If you’d like to see the Book of Kells and the Long Room at Trinity College Library, let the operator know in advance so they can arrange tickets.

What’s Included

  • Private tour
  • Hotel pick-up
  • Expert local Irish tour guide

What’s Not Included

  • Gratuities
  • Food and drinks

Itinerary

  1. St. Patrick’s Cathedral dates to the 13th century and is the largest cathedral in Ireland. You’ll hear the story of Ireland’s patron saint, and of the cathedral’s most famous resident, Dean Jonathan Swift - the satirist behind Gulliver’s Travels. (Pass by)
  2. Merrion Square is one of Dublin’s finest Georgian squares. At its corner stands the striking Oscar Wilde memorial, marking the house where Wilde grew up. Your guide tells you about his life, his work, and his enduring influence on literature. (Pass by)
  3. St. Stephen’s Green contains a memorial garden to Nobel Prize winner W.B. Yeats, set among the lawns and flowerbeds of Dublin’s most famous public park. (Pass by)
  4. The Molly Malone statue on Grafton Street commemorates the legendary fishmonger from the famous song, said to have sold shellfish on Dublin’s streets in the 17th century. (Pass by)
  5. Grafton Street itself has strong literary connections - it appears in Patrick Kavanagh’s poem “Raglan Road”, made famous in song by Luke Kelly. The bars in this area are woven into Dublin’s literary history. (Pass by)
  6. Dublin Castle dates to the 13th century and has played a central role in Irish history, from medieval stronghold to the seat of British rule to the site of Irish presidential inaugurations. The castle gardens mark the spot from which the city takes its name. (1 min)
  7. Trinity College Dublin, founded in 1592, is where you’ll hear about alumni including Nobel laureates Samuel Beckett, George Bernard Shaw and Ernest Walton. Note: if you’d like to visit the Library and the Book of Kells, please request this in advance so tickets can be arranged. (1 min)
  8. The GPO on O’Connell Street is one of Dublin’s most powerful landmarks - headquarters of the 1916 Rising, which is sometimes called “the poet’s rebellion” because its leaders were almost all writers. The building still bears bullet marks from Easter Week. (Pass by)
  9. The Abbey Theatre, founded in 1904, is Ireland’s national theatre. Yeats, Lady Gregory and Sean O’Casey all shaped Irish theatre here, and it remains a vital part of the country’s literary life today. (Pass by)

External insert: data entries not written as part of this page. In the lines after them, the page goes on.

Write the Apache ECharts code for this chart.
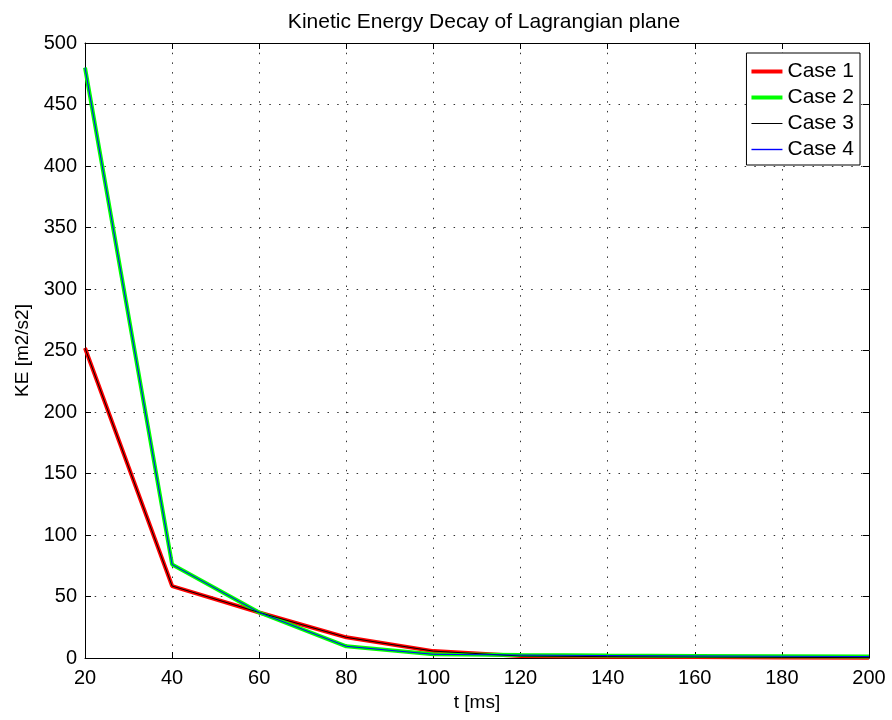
<!DOCTYPE html>
<html><head><meta charset="utf-8">
<script src="https://cdn.jsdelivr.net/npm/echarts@6/dist/echarts.min.js"></script>
<style>html,body{margin:0;padding:0;background:#fff}#c{width:892px;height:720px}</style>
</head><body><div id="c"></div>
<script>
var tValues = [20, 40, 60, 80, 100, 120, 140, 160, 180, 200];
var case1 = [252, 58.5, 37, 16.8, 5.6, 1.6, 1.1, 0.8, 0.5, 0.3];
var case2 = [480, 76, 37, 9.5, 3.0, 2.4, 2.0, 1.7, 1.4, 1.2];
var case3 = [252, 58.5, 37, 16.8, 5.6, 1.6, 1.1, 0.8, 0.5, 0.3];
var case4 = [480, 76, 37, 9.5, 3.0, 2.4, 2.0, 1.7, 1.4, 1.2];
var seriesNames = ['Case 1', 'Case 2', 'Case 3', 'Case 4'];
var seriesColors = ['#ff0000', '#00ff00', '#000000', '#0000ff'];
var seriesWidths = [4, 4, 1, 1];
var legendWidths = [4, 4, 1, 1.4];
var xTicks = [20, 40, 60, 80, 100, 120, 140, 160, 180, 200];
var yTicks = [0, 50, 100, 150, 200, 250, 300, 350, 400, 450, 500];

function pairs(v){ return tValues.map(function(t,i){ return [t, v[i]]; }); }
var allData = [case1, case2, case3, case4];
var font = 'Liberation Sans, Arial, sans-serif';
var chart = echarts.init(document.getElementById('c'));
var axisCommon = {
  axisLine: {show: true, onZero: false, lineStyle: {color: '#000', width: 1}},
  axisTick: {show: true, inside: true, length: 6, lineStyle: {color: '#000'}}
};
var gridDots = {show: true, lineStyle: {type: [1.5, 8.2], color: '#333', width: 1}};
chart.setOption({
  animation: false,
  backgroundColor: '#fff',
  title: {text: 'Kinetic Energy Decay of Lagrangian plane', left: 479, textAlign: 'center', top: 7,
    textStyle: {fontFamily: font, fontSize: 21, fontWeight: 'normal', color: '#000'}},
  grid: {left: 85, right: 23, top: 43, bottom: 62, containLabel: false},
  legend: {
    orient: 'vertical', right: 32, top: 53,
    data: seriesNames.map(function(n, i){
      return {name: n, itemStyle: {opacity: 0, color: seriesColors[i]}, lineStyle: {color: seriesColors[i], width: legendWidths[i]}};
    }),
    itemWidth: 31, itemHeight: 14, itemGap: 5,
    backgroundColor: '#fff', borderColor: '#000', borderWidth: 1,
    padding: [8, 6, 5, 3],
    textStyle: {fontFamily: font, fontSize: 21, color: '#000'}
  },
  xAxis: [
    Object.assign({type: 'value', min: 20, max: 200, interval: 20, position: 'bottom',
      axisLabel: {fontFamily: font, fontSize: 20, color: '#000', margin: 10},
      name: 't [ms]', nameLocation: 'middle', nameGap: 33,
      nameTextStyle: {fontFamily: font, fontSize: 19, color: '#000'},
      splitLine: gridDots}, axisCommon),
    Object.assign({type: 'value', min: 20, max: 200, interval: 20, position: 'top',
      axisLabel: {show: false}, splitLine: {show: false}}, axisCommon)
  ],
  yAxis: [
    Object.assign({type: 'value', min: 0, max: 500, interval: 50, position: 'left',
      axisLabel: {fontFamily: font, fontSize: 20, color: '#000', margin: 8},
      name: 'KE [m2/s2]', nameLocation: 'middle', nameGap: 53, nameRotate: 90,
      nameTextStyle: {fontFamily: font, fontSize: 19, color: '#000'},
      splitLine: gridDots}, axisCommon),
    Object.assign({type: 'value', min: 0, max: 500, interval: 50, position: 'right',
      axisLabel: {show: false}, splitLine: {show: false}}, axisCommon)
  ],
  series: seriesNames.map(function(n, i){
    return {name: n, type: 'line', data: pairs(allData[i]), symbol: 'none',
      lineStyle: {color: seriesColors[i], width: seriesWidths[i]},
      itemStyle: {color: seriesColors[i]}, z: seriesWidths[i] > 1 ? 2 : 3};
  })
});
</script></body></html>
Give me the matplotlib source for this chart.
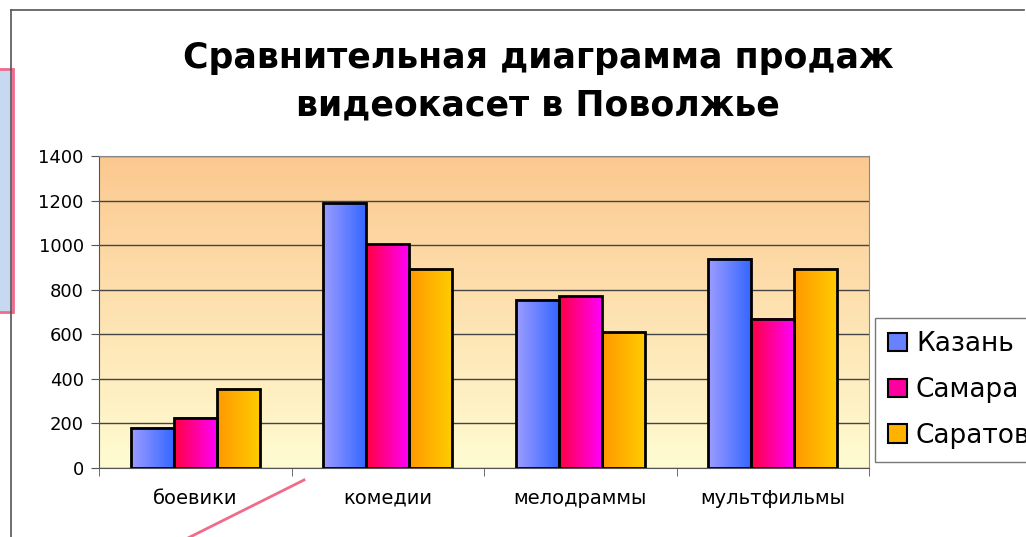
import numpy as np
import matplotlib.pyplot as plt
from matplotlib.colors import LinearSegmentedColormap
from matplotlib.patches import Rectangle
from matplotlib.lines import Line2D

# Продажи видеокассет по жанрам и городам
genres = ['боевики', 'комедии', 'мелодраммы', 'мультфильмы']
cities = ['Казань', 'Самара', 'Саратов']
kazan = [180, 1190, 755, 940]
samara = [225, 1005, 770, 670]
saratov = [355, 895, 610, 895]
y_ticks = [0, 200, 400, 600, 800, 1000, 1200, 1400]

# левый и правый цвет градиента для каждого ряда
gradients = {
    'Казань': ('#9c9cff', '#3366ff'),
    'Самара': ('#ff0040', '#ff00ff'),
    'Саратов': ('#ff9900', '#ffcc00'),
}

W, H = 1026, 537
fig = plt.figure(figsize=(W / 100, H / 100), dpi=100)

# рамка области диаграммы
fig.add_artist(Line2D([11 / W, 1024 / W], [1 - 10 / H, 1 - 10 / H], color='#555555', lw=1.2))
fig.add_artist(Line2D([11 / W, 11 / W], [0, 1 - 10 / H], color='#555555', lw=1.2))

ax = fig.add_axes([99 / W, 1 - 468 / H, 770 / W, 312 / H])

# фон с вертикальным градиентом
bg = LinearSegmentedColormap.from_list('bg', ['#fffcd2', '#fcc890'])
ax.imshow(np.linspace(0, 1, 256).reshape(-1, 1), cmap=bg, origin='lower',
          extent=[-0.5, len(genres) - 0.5, 0, 1400], aspect='auto', zorder=0)

x = np.arange(len(genres))
width = 0.224
for i, (city, vals) in enumerate(zip(cities, [kazan, samara, saratov])):
    bars = ax.bar(x + (i - 1) * width, vals, width, facecolor='none',
                  edgecolor='black', linewidth=2, zorder=3)
    cmap = LinearSegmentedColormap.from_list(city, gradients[city])
    for rect in bars:
        x0 = rect.get_x()
        ax.imshow(np.linspace(0, 1, 64).reshape(1, -1), cmap=cmap,
                  extent=[x0, x0 + rect.get_width(), 0, rect.get_height()],
                  aspect='auto', zorder=2)

ax.set_xlim(-0.5, len(genres) - 0.5)
ax.set_ylim(0, 1400)
ax.set_yticks(y_ticks)
ax.set_yticklabels([str(v) for v in y_ticks], fontsize=13)
ax.set_xticks(x)
ax.set_xticklabels(genres, fontsize=14)
ax.set_xticks(np.arange(-0.5, len(genres)), minor=True)
ax.tick_params(axis='x', which='major', length=0, pad=15)
ax.tick_params(axis='x', which='minor', length=6, color='#555555')
ax.tick_params(axis='y', length=6, color='#555555', pad=5)

ax.set_axisbelow(True)
ax.yaxis.grid(True, color='#444444', linewidth=1)
for side in ['left', 'bottom']:
    ax.spines[side].set_color('#555555')
for side in ['top', 'right']:
    ax.spines[side].set_color('#888888')

fig.text(538 / W, 1 - 82 / H, 'Сравнительная диаграмма продаж\nвидеокасет в Поволжье',
         ha='center', va='center', fontsize=25, fontweight='bold', linespacing=1.5)

handles = [Rectangle((0, 0), 1, 1, facecolor=LinearSegmentedColormap.from_list(c, gradients[c])(0.5),
                     edgecolor='black', linewidth=1.5) for c in cities]
leg = fig.legend(handles, cities, loc='upper left', bbox_to_anchor=(875 / W, 1 - 318 / H),
                 fontsize=19, frameon=True, fancybox=False, handlelength=0.7, handleheight=0.7,
                 handletextpad=0.35, labelspacing=0.75, borderaxespad=0, borderpad=0.5)
leg.get_frame().set_edgecolor('#555555')
leg.get_frame().set_linewidth(1)

# выноска слева и соединительная линия
fig.add_artist(Rectangle((-2 / W, 1 - 312 / H), 15 / W, 243 / H, facecolor='#c6d9f1',
                         edgecolor='#f06a8a', linewidth=2))
fig.add_artist(Line2D([186 / W, 304 / W], [1 - 539 / H, 1 - 480 / H], color='#f06a8a', lw=2))

fig.savefig('out.png', dpi=100)
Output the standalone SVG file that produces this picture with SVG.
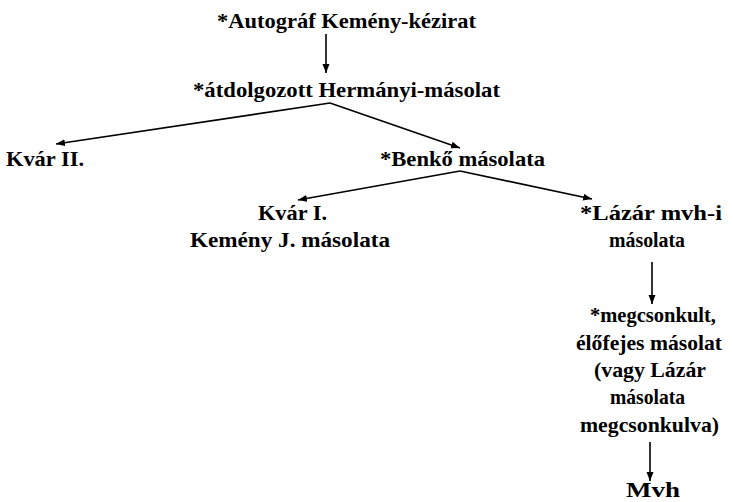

Meeting point: Your guide will meet you beside the statue.

Good to Know

This is a private tour, conducted in English. The route is fully wheelchair accessible. Prams and strollers are welcome, and service animals are allowed. Public transport is available nearby. Hotel pick-up is included.

Local Tips

Book of Kells timing matters. The Long Room and Book of Kells at Trinity College are genuinely worth seeing, but the queues can be long if you leave it to chance. If your guide arranges access in advance, you skip the line and get the room at its best - early morning light through those high windows is something else entirely.

Davy Byrne’s is worth stopping into properly. The pub appears in the “Lestrygonians” episode of Ulysses, where Bloom has a glass of Burgundy and a Gorgonzola sandwich. It’s still trading on Nassau Street, and the murals inside date from the 1940s. It’s a real pub, not a museum piece - order something and sit with it for a few minutes.

The GPO bullet holes are real. When you pass the General Post Office on O’Connell Street, look up at the columns. The pockmarks from Easter Week 1916 have never been filled in. Most visitors walk straight past them. Your guide will point them out, but it’s worth taking a moment to let that land.

Grafton Street gets crowded fast. The tour typically moves through it in the morning, which is the right call. By noon it’s full of shoppers and the literary atmosphere is harder to feel. If you want to come back in the evening, the area around McDaid’s pub on Harry Street - a well-known haunt of Patrick Kavanagh and Brendan Behan - is worth a quiet drink after dark.

This tour pairs well with an evening at the Abbey. The Abbey Theatre on Abbey Street still programmes challenging, original Irish work. If you’re in Dublin for a few nights, it’s worth checking what’s on while your guide’s account of its founding is still fresh in your head.